Astoria Characters: The Ditmars Dawners

In a city that never sleeps, I’m a dawner.

Photo by Nancy A. Ruhling

I get up at 5 in the morning all seven days of the week.

It’s a habit I established about a decade ago when I got a puppy who was endowed with an adorably tiny bladder, and I took an administrative job at a university that required me to be at my desk at 8 a.m.

The puppy grew up – Zora will be 10 on the 21st of January – and the job dissolved when my boss unexpectedly died.

Photo by Nancy A. Ruhling

But for no plausible reason that I can come up with, I have continued this radical routine.

Bleary-eyed, I stumble out of bed, put Zora on her leash and go out to greet the other people on Ditmars Boulevard who rise before the sun.

Ditmars Boulevard may not be Penny Lane, but it does a possess a gritty sort of charm that can’t be found anywhere else, which is probably a good thing.

Photo by Nancy A. Ruhling

As the metal gates of Ditmars Deli & Grocery close with a clang, the commuters, the joggers and the sleepless are joined by the straggling all-nighters who have reluctantly called it a day.

“You’re out really late,” says a guy who walks by.

“Actually, I’m out early.”

“I guess it depends on your point of view.”

Photo by Nancy A. Ruhling

At the bus stop across the street, the plumber who works in a Manhattan apartment building snuffs out his last cigarette before he boards, and the aging waitress whose hair is in a bleach-blond beehive rushes to join him, just making it inside before the doors close.

 The young woman from Connecticut who is an aspiring actress is walking to the subway on her way to the Manhattan restaurant that’s her day job.

 She’s in charge of the a.m. opening. She’s smiling. She has her backpack, which means she’s going home to visit her parents for the weekend.

The woman walking briskly to Starbucks – the one who never greets me when I say hello and who stops and waits at every red light even when there are no cars – looks away as she passes by.

Photo by Nancy A. Ruhling

A 27th Street, there’s a bearded bear of a guy passed out at the curb, his legs sprawled dangerously into the street.

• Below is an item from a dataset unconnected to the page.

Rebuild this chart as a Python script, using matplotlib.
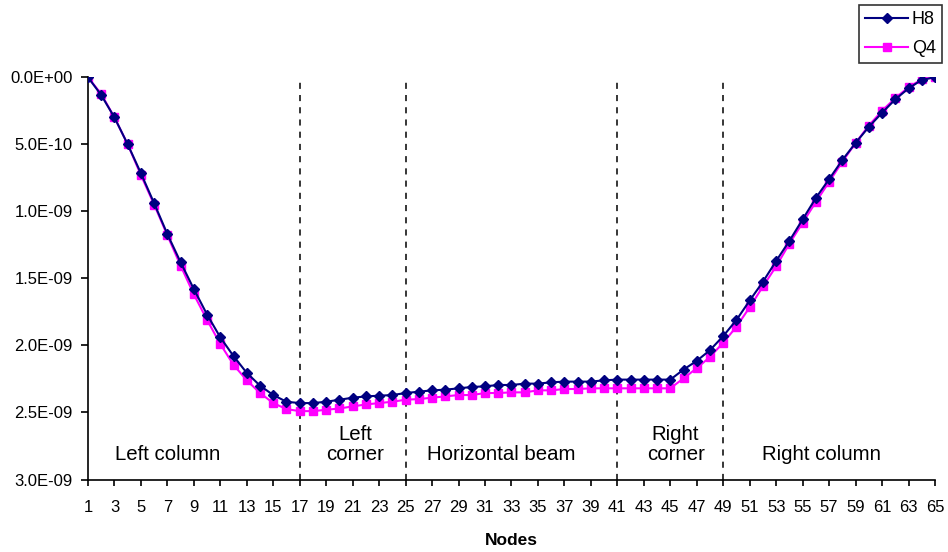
import matplotlib
matplotlib.use("Agg")
import matplotlib.pyplot as plt
from matplotlib.ticker import FuncFormatter, FixedLocator
from matplotlib.lines import Line2D

plt.rcParams['font.family'] = ['Liberation Sans', 'DejaVu Sans']

nodes = list(range(1, 66))
h8 = [0, 0.133, 0.30, 0.50, 0.716, 0.94, 1.17, 1.38, 1.58, 1.77, 1.94, 2.08, 2.205, 2.30, 2.37, 2.42,
      2.43, 2.43, 2.42, 2.405, 2.39, 2.38, 2.375, 2.37, 2.355, 2.345, 2.335, 2.33, 2.32, 2.31, 2.305,
      2.295, 2.295, 2.285, 2.285, 2.275, 2.27, 2.27, 2.27, 2.26, 2.255, 2.255, 2.255, 2.255, 2.255,
      2.18, 2.115, 2.035, 1.93, 1.81, 1.665, 1.525, 1.37, 1.22, 1.06, 0.90, 0.76, 0.617, 0.49, 0.37,
      0.265, 0.165, 0.083, 0.02, 0]
q4 = [0, 0.125, 0.30, 0.50, 0.73, 0.95, 1.18, 1.405, 1.62, 1.81, 1.99, 2.145, 2.26, 2.355, 2.43, 2.475,
      2.49, 2.49, 2.48, 2.47, 2.455, 2.44, 2.43, 2.42, 2.405, 2.40, 2.39, 2.38, 2.37, 2.37, 2.355,
      2.355, 2.35, 2.35, 2.335, 2.335, 2.325, 2.325, 2.32, 2.32, 2.32, 2.32, 2.32, 2.32, 2.32,
      2.245, 2.17, 2.085, 1.98, 1.86, 1.715, 1.56, 1.41, 1.24, 1.085, 0.93, 0.78, 0.63, 0.49, 0.36,
      0.25, 0.155, 0.075, 0.015, 0]
scale = 1e-9
h8 = [v * scale for v in h8]
q4 = [v * scale for v in q4]

boundaries = [17, 25, 41, 49]
region_labels = ["Left column", "Left\ncorner", "Horizontal beam", "Right\ncorner", "Right column"]
region_x = [7, 21.2, 32.2, 45.4, 56.4]
region_y = [2.815e-9, 2.74e-9, 2.815e-9, 2.74e-9, 2.815e-9]
yticks = [0, 0.5e-9, 1.0e-9, 1.5e-9, 2.0e-9, 2.5e-9, 3.0e-9]
xticks = list(range(1, 66, 2))

fig = plt.figure(figsize=(9.48, 5.52), dpi=100)
ax = fig.add_axes([0.0928, 0.1313, 0.8935, 0.7288])

ax.plot(nodes, h8, color='#000080', marker='D', markersize=5, linewidth=1.5, label='H8', zorder=4)
ax.plot(nodes, q4, color='#FF00FF', marker='s', markersize=5.5, linewidth=1.5, label='Q4', zorder=3)

for b in boundaries:
    ax.axvline(b, color='black', linestyle=(0, (4, 4)), linewidth=1.1, zorder=2)

for t, x, y in zip(region_labels, region_x, region_y):
    ax.text(x, y, t, ha='center', va='center', fontsize=14.7, linespacing=1.1)

ax.set_xlim(1, 65)
ax.set_ylim(3.0e-9, 0)
ax.yaxis.set_major_locator(FixedLocator(yticks))
ax.xaxis.set_major_locator(FixedLocator(xticks))
ax.yaxis.set_major_formatter(FuncFormatter(lambda v, p: f"{v:.1E}"))
ax.xaxis.set_major_formatter(FuncFormatter(lambda v, p: f"{int(round(v))}"))

for s in ['top', 'right']:
    ax.spines[s].set_visible(False)
for s in ['left', 'bottom']:
    ax.spines[s].set_linewidth(1.2)
    ax.spines[s].set_color('black')

ax.tick_params(axis='y', direction='out', length=5, width=1.2, labelsize=12, pad=6)
ax.tick_params(axis='x', direction='out', length=4, width=1.2, labelsize=12, pad=10.5)
ax.set_xlabel('Nodes', fontsize=12.5, fontweight='bold', labelpad=13)

handles = [Line2D([0], [0], color='#000080', marker='D', markersize=5, linewidth=1.5),
           Line2D([0], [0], color='#FF00FF', marker='s', markersize=5.5, linewidth=1.5)]
leg = fig.legend(handles, ['H8', 'Q4'], loc='upper right', bbox_to_anchor=(0.994, 0.991),
                 fontsize=13, frameon=True, fancybox=False, edgecolor='black',
                 handlelength=2.4, handletextpad=0.2, borderpad=0.35, labelspacing=0.65,
                 borderaxespad=0)
leg.get_frame().set_linewidth(1.2)

fig.savefig('out.png', dpi=100)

Before I can stop her, Zora nudges him with her nose, and his eyes pop open like crocuses breaking through the snow.

He doesn’t know how long he’s been there – he had a couple of drinks, OK make it too many beers, at Rocky McBride’s on 23rd Avenue.

Photo by Nancy A. Ruhling

He just lives up the street, he can even remember the exact address. But he can’t make it home alone.

He’s too heavy for me to lift so I call 911, and two big EMTs in an ambulance arrive to help him up.

“I’m a Vietnam veteran,” he says to me as they examine him. “God bless you, you’re an angel.”

Early morning, I have discovered, either makes people hit the mute button or encourages them to spill their guts out to strangers.

At Astoria Bagel Shop, a gray-haired man in a Con Ed uniform is waiting for the doors to open.

Photo by Nancy A. Ruhling

He lives on a farm upstate near Albany in an area he calls New York’s Swiss Alps.

Even when there’s no traffic, it takes him hours to get to work.

He pets Zora; he misses his year-old chocolate lab puppy.

He admits he’d rather be baling hay than buying a bagel, but what can you do?

He’s biding his time until retirement – he’ll be free before the end of 2022.

As we get closer to Immaculate Conception, where, lately a homeless couple have been sleeping on the front steps, I see the tiny, senior woman with the giant collie.

It’s not her first dog. She used to keep company with an aged collie who was trained to walk leash-less by her side.

This replacement, now obedient, was one hell of a wild puppy; he used to drag her around the block.

Photo by Nancy A. Ruhling

I’m admiring the window display at Ditmars Flower Shop when John Hoey, the longtime proprietor of O’Shea-Hoey Funeral Home, parks his ghost-grey stow-and-go van out front.

As he wheels in a bagged body, he says hello and smiles.

The dead are silent; he probably doesn’t get to talk to many living souls at daybreak.

There’s a lot more early-morning commotion on 31st Street than there used to be only a couple of years ago before it became a bustling mecca for the big, bad box stores.

Photo by Nancy A. Ruhling

Now, there’s always lot of activity at TJ Maxx, where white trucks pull up and disgorge boxes and boxes of stuff – so much stuff it’s hard to believe that there are enough people in the world, let alone in Astoria, to buy it all up.

Next door, the lights at sugar-sweet Krispy Kreme spotlight the sidewalk; the shelves are empty. As I turn away, the doughnut delivery truck pulls up.

I check my iPhone; it’s nearly 5:30.

Time to turn around and head for home.